# Records to use
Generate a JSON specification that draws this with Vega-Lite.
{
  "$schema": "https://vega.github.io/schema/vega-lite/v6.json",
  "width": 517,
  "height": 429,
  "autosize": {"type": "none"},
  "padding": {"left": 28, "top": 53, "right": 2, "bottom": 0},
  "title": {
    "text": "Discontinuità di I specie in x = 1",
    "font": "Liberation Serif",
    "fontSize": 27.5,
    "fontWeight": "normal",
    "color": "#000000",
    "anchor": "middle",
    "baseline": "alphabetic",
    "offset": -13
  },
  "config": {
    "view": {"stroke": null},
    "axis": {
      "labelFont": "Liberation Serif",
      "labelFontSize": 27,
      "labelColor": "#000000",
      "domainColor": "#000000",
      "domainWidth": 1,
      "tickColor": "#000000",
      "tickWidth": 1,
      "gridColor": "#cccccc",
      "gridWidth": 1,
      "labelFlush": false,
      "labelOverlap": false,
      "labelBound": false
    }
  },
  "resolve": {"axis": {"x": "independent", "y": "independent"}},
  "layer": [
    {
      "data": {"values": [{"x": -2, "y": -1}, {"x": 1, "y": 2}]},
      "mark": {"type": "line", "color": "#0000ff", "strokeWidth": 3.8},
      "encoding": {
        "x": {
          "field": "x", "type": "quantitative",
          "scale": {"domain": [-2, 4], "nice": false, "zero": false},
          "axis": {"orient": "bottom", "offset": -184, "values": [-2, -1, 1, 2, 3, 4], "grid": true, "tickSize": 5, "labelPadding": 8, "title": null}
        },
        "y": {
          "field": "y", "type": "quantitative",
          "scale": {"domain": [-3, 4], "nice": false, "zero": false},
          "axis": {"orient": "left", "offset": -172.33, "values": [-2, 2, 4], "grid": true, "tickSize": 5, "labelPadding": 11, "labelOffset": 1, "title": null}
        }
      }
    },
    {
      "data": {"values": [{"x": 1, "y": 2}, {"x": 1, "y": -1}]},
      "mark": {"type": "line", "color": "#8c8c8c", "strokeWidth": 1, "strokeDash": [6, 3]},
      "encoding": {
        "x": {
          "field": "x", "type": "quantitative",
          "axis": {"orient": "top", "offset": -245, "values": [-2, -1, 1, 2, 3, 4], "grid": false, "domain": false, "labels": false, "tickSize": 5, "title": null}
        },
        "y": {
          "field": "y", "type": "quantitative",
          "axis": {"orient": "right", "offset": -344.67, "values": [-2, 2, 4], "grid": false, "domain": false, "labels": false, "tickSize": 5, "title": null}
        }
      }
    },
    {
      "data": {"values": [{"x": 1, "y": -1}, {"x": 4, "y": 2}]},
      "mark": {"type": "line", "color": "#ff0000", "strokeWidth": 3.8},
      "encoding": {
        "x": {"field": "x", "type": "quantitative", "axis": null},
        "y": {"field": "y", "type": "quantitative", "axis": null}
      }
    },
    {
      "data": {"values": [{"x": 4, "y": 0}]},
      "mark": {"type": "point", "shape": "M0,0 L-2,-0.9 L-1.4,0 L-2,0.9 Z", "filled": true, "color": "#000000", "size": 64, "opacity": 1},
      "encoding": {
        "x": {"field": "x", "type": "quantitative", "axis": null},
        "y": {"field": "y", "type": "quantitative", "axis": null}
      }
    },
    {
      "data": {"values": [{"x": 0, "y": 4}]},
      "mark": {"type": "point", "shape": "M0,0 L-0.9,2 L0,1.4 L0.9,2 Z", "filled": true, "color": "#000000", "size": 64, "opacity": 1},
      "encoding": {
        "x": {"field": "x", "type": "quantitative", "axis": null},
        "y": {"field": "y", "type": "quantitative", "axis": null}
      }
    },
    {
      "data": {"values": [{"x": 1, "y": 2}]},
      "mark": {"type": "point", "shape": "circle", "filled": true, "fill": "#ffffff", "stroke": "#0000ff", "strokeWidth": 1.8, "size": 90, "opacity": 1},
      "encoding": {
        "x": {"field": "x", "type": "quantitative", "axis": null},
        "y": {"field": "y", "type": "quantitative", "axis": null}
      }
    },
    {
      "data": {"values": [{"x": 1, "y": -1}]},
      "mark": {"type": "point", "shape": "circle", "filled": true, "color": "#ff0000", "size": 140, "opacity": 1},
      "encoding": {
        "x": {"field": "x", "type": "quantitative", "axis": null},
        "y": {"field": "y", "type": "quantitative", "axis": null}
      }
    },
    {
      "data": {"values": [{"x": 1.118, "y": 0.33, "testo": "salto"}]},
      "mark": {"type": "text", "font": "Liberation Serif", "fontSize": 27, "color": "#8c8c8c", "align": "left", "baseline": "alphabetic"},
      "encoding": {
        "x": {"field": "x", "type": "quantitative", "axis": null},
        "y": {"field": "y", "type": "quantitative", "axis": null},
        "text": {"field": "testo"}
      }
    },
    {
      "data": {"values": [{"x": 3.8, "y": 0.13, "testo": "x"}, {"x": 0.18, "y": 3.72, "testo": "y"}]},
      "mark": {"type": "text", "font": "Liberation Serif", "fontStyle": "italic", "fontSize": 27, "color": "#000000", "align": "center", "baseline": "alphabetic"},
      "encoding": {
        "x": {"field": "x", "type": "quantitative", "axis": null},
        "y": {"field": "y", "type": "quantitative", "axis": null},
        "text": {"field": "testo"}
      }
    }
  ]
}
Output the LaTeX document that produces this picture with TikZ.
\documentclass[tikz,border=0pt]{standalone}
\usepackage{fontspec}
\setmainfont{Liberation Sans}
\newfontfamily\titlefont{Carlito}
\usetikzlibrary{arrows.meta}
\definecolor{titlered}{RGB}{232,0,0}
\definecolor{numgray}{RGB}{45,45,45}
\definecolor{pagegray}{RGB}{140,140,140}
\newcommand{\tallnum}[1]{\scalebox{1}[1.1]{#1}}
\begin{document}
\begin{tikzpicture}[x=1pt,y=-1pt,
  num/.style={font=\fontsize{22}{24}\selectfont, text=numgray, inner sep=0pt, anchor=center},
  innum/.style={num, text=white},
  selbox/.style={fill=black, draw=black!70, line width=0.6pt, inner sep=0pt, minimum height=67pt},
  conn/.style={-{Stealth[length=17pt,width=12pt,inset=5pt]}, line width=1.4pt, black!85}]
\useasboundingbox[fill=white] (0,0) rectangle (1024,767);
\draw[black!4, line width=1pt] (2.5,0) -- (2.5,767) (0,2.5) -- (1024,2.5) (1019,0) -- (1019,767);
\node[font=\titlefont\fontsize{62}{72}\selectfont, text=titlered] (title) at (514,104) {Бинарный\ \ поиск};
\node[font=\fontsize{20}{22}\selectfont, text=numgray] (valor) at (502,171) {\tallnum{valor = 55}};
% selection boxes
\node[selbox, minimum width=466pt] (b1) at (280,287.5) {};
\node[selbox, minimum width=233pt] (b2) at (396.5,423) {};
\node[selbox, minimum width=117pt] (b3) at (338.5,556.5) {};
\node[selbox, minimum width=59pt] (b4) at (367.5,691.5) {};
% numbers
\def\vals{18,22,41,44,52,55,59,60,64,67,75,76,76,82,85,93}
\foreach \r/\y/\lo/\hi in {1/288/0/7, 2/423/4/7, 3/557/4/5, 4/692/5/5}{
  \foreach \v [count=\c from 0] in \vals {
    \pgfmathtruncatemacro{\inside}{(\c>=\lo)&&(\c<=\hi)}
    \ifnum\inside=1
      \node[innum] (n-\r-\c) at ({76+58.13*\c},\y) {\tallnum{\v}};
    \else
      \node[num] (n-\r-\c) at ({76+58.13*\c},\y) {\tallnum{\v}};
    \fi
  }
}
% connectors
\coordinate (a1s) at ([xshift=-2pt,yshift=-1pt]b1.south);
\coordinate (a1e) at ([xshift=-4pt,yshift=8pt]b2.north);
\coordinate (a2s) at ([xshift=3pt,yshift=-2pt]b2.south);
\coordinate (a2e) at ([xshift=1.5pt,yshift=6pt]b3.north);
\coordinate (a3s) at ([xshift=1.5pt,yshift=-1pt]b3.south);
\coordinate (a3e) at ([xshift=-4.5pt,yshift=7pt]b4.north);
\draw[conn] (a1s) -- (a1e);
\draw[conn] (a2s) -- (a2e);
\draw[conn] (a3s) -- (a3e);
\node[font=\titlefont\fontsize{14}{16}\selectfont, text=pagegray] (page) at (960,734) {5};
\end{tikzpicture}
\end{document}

# What you are asked to do
Show each line in the entries that holds the string "this".

# Answer in full
Generate a JSON specification that draws this with Vega-Lite.
Output the LaTeX document that produces this picture with TikZ.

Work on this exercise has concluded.